If you want to try out the ledger snapshotting process, you'll first need a network with a running channel. If you don't have a network, deploy the test network. This will create a network with two orgs, which both have a single peer, and an application channel.

Next, follow the Adding an Org to a Channel to add a new org to your network and application channel. When you reach the section where you are asked to Join Org3 to the Channel, select the peer you want to use to take the snapshot and follow the instructions above to take the snapshot. Then locate the snapshot on the peer and copy it somewhere else on your filesystem. Taking the snapshot at this step ensures that the new peer joins the channel using a snapshot taken after a point when its organization has already been joined to the channel.

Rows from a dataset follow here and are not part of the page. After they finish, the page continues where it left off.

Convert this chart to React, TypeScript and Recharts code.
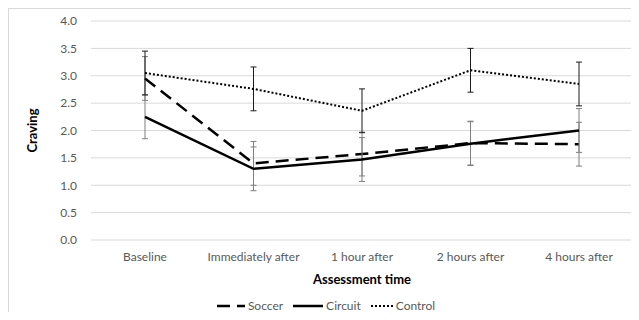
import { LineChart, Line, XAxis, YAxis, CartesianGrid, ErrorBar } from "recharts"

const categories = ["Baseline", "Immediately after", "1 hour after", "2 hours after", "4 hours after"]
const soccer = [2.95, 1.4, 1.57, 1.77, 1.75]
const circuit = [2.25, 1.3, 1.47, 1.76, 2.0]
const control = [3.05, 2.76, 2.36, 3.1, 2.85]
const soccerErr = [0.4, 0.4, 0.4, 0.4, 0.4]
const circuitErr = [0.4, 0.4, 0.4, 0.4, 0.4]
const controlErr = [0.4, 0.4, 0.4, 0.4, 0.4]
const yTicks = [0, 0.5, 1, 1.5, 2, 2.5, 3, 3.5, 4]

const data = categories.map((name, i) => ({
  name,
  soccer: soccer[i],
  circuit: circuit[i],
  control: control[i],
  soccerErr: soccerErr[i],
  circuitErr: circuitErr[i],
  controlErr: controlErr[i],
}))

const font = "Lato, 'Open Sans', sans-serif"
const textColor = "#595959"

const legendItems = [
  { label: "Soccer", dash: "13 7", width: 2.5, len: 28 },
  { label: "Circuit", dash: undefined, width: 2.5, len: 30 },
  { label: "Control", dash: "2 2", width: 2, len: 22 },
]

function ChartLegend() {
  return (
    <div
      style={{
        position: "absolute",
        top: 289,
        left: 0,
        width: 630,
        display: "flex",
        justifyContent: "center",
        alignItems: "center",
        gap: 10,
        fontFamily: font,
        fontSize: 12,
        color: textColor,
        paddingLeft: 4,
        boxSizing: "border-box",
      }}
    >
      {legendItems.map((it) => (
        <div key={it.label} style={{ display: "flex", alignItems: "center", gap: 3 }}>
          <svg width={it.len} height={10}>
            <line x1={0} y1={5} x2={it.len} y2={5} stroke="#000" strokeWidth={it.width} strokeDasharray={it.dash} />
          </svg>
          <span>{it.label}</span>
        </div>
      ))}
    </div>
  )
}

export default function App() {
  return (
    <div
      style={{
        position: "relative",
        width: 630,
        height: 311,
        borderTop: "1px solid #d9d9d9",
        borderLeft: "1px solid #d9d9d9",
        marginBottom: -8,
        background: "#fff",
      }}
    >
      <LineChart width={630} height={311} data={data} margin={{ top: 12, right: 6, left: 0, bottom: 30 }}>
        <CartesianGrid vertical={false} stroke="#d9d9d9" />
        <XAxis
          dataKey="name"
          height={50}
          padding={{ left: 54, right: 54 }}
          axisLine={false}
          tickLine={false}
          tickSize={0}
          tickMargin={12}
          tick={{ fill: textColor, fontSize: 12, fontFamily: font }}
          label={{
            value: "Assessment time",
            position: "insideBottom",
            offset: 6,
            style: { fill: "#000", fontSize: 13, fontWeight: 700, fontFamily: font },
          }}
        />
        <YAxis
          width={82}
          domain={[0, 4]}
          ticks={yTicks}
          axisLine={false}
          tickLine={false}
          tickSize={0}
          tickMargin={14}
          tickFormatter={(v: number) => v.toFixed(1)}
          tick={{ fill: textColor, fontSize: 12, fontFamily: font }}
          label={{
            value: "Craving",
            angle: -90,
            position: "insideLeft",
            offset: 23,
            style: { textAnchor: "middle", fill: "#000", fontSize: 13, fontWeight: 700, fontFamily: font },
          }}
        />
        <Line
          dataKey="soccer"
          stroke="#000"
          strokeWidth={2.5}
          strokeDasharray="13 7"
          dot={false}
          isAnimationActive={false}
        >
          <ErrorBar dataKey="soccerErr" width={3} stroke="#7f7f7f" strokeWidth={1} />
        </Line>
        <Line dataKey="circuit" stroke="#000" strokeWidth={2.5} dot={false} isAnimationActive={false}>
          <ErrorBar dataKey="circuitErr" width={3} stroke="#7f7f7f" strokeWidth={1} />
        </Line>
        <Line
          dataKey="control"
          stroke="#000"
          strokeWidth={2}
          strokeDasharray="2 2"
          dot={false}
          isAnimationActive={false}
        >
          <ErrorBar dataKey="controlErr" width={3} stroke="#1a1a1a" strokeWidth={1} />
        </Line>
      </LineChart>
      <ChartLegend />
    </div>
  )
}
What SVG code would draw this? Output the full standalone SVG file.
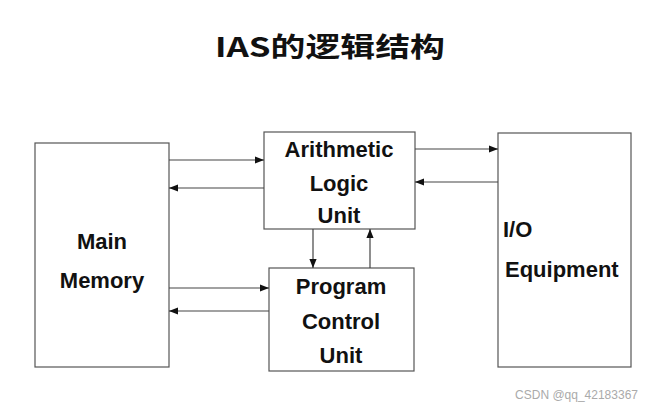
<svg xmlns="http://www.w3.org/2000/svg" width="655" height="409" viewBox="0 0 655 409">
<style>
.box{fill:#fff;stroke:#555;stroke-width:1.2}
.lbl{font-family:"Liberation Sans",Arial,sans-serif;font-weight:bold;font-size:22px;fill:#111}
.ln{stroke:#444;stroke-width:1.2;fill:none}
</style>
<defs>
<marker id="ah" viewBox="0 0 10 10" refX="10" refY="5" markerWidth="9" markerHeight="9" markerUnits="userSpaceOnUse" orient="auto">
<path d="M0,1 L10,5 L0,9 z" fill="#111"/>
</marker>
</defs>
<rect width="655" height="409" fill="#fff"/>
<text x="215" y="57" textLength="230" lengthAdjust="spacingAndGlyphs" font-family="'Noto Sans CJK SC','Liberation Sans',sans-serif" font-weight="bold" font-size="27" fill="#111">IAS的逻辑结构</text>
<g id="main-memory">
<rect class="box" x="35" y="143" width="134" height="224"/>
<text class="lbl" x="102" y="249" text-anchor="middle">Main</text>
<text class="lbl" x="102" y="288" text-anchor="middle">Memory</text>
</g>
<g id="alu">
<rect class="box" x="264" y="132" width="151" height="97"/>
<text class="lbl" x="339" y="157" text-anchor="middle">Arithmetic</text>
<text class="lbl" x="339" y="191" text-anchor="middle">Logic</text>
<text class="lbl" x="339" y="223" text-anchor="middle">Unit</text>
</g>
<g id="pcu">
<rect class="box" x="269" y="268" width="145" height="103"/>
<text class="lbl" x="341" y="294" text-anchor="middle">Program</text>
<text class="lbl" x="341" y="329" text-anchor="middle">Control</text>
<text class="lbl" x="341" y="363" text-anchor="middle">Unit</text>
</g>
<g id="io">
<rect class="box" x="498" y="133" width="133" height="234"/>
<text class="lbl" x="503" y="237">I/O</text>
<text class="lbl" x="505" y="277">Equipment</text>
</g>
<g id="connectors">
<line class="ln" x1="169" y1="160" x2="264" y2="160" marker-end="url(#ah)"/>
<line class="ln" x1="264" y1="188" x2="169" y2="188" marker-end="url(#ah)"/>
<line class="ln" x1="415" y1="149" x2="498" y2="149" marker-end="url(#ah)"/>
<line class="ln" x1="498" y1="182" x2="415" y2="182" marker-end="url(#ah)"/>
<line class="ln" x1="313" y1="229" x2="313" y2="268" marker-end="url(#ah)"/>
<line class="ln" x1="370" y1="268" x2="370" y2="229" marker-end="url(#ah)"/>
<line class="ln" x1="169" y1="288" x2="269" y2="288" marker-end="url(#ah)"/>
<line class="ln" x1="269" y1="311" x2="169" y2="311" marker-end="url(#ah)"/>
</g>
<text x="638" y="399" text-anchor="end" font-family="'Liberation Sans',Arial,sans-serif" font-size="12" fill="#aaa">CSDN @qq_42183367</text>
</svg>
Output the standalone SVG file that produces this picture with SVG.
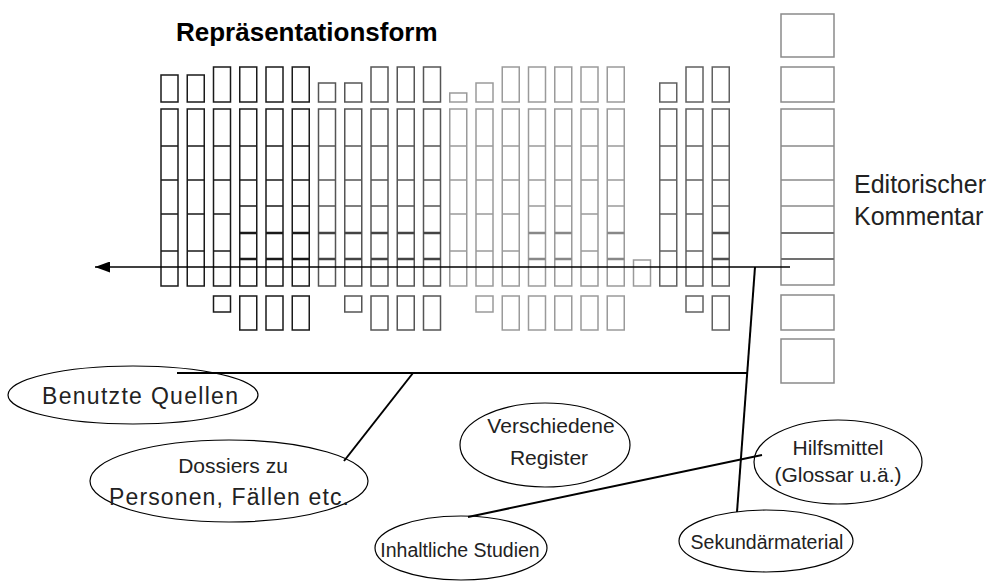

After you have taken the snapshot and copied it, instead of issuing the peer channel join -b mychannel.block command, substitute peer channel joinbysnapshot --snapshotpath <path to snapshot> using the path to the snapshot on your filesystem.

Troubleshooting

There are a few reasons why a peer might fail to join a channel using a snapshot:

The snapshot is not at the location that was specified. Check to make sure the snapshot is in the location you have specified in the joinbysnapshot command.
The hash of the data does not match the data. This can indicate that there was an undetected error during the creation of the snapshot or that the data in the snapshot has been corrupted somehow.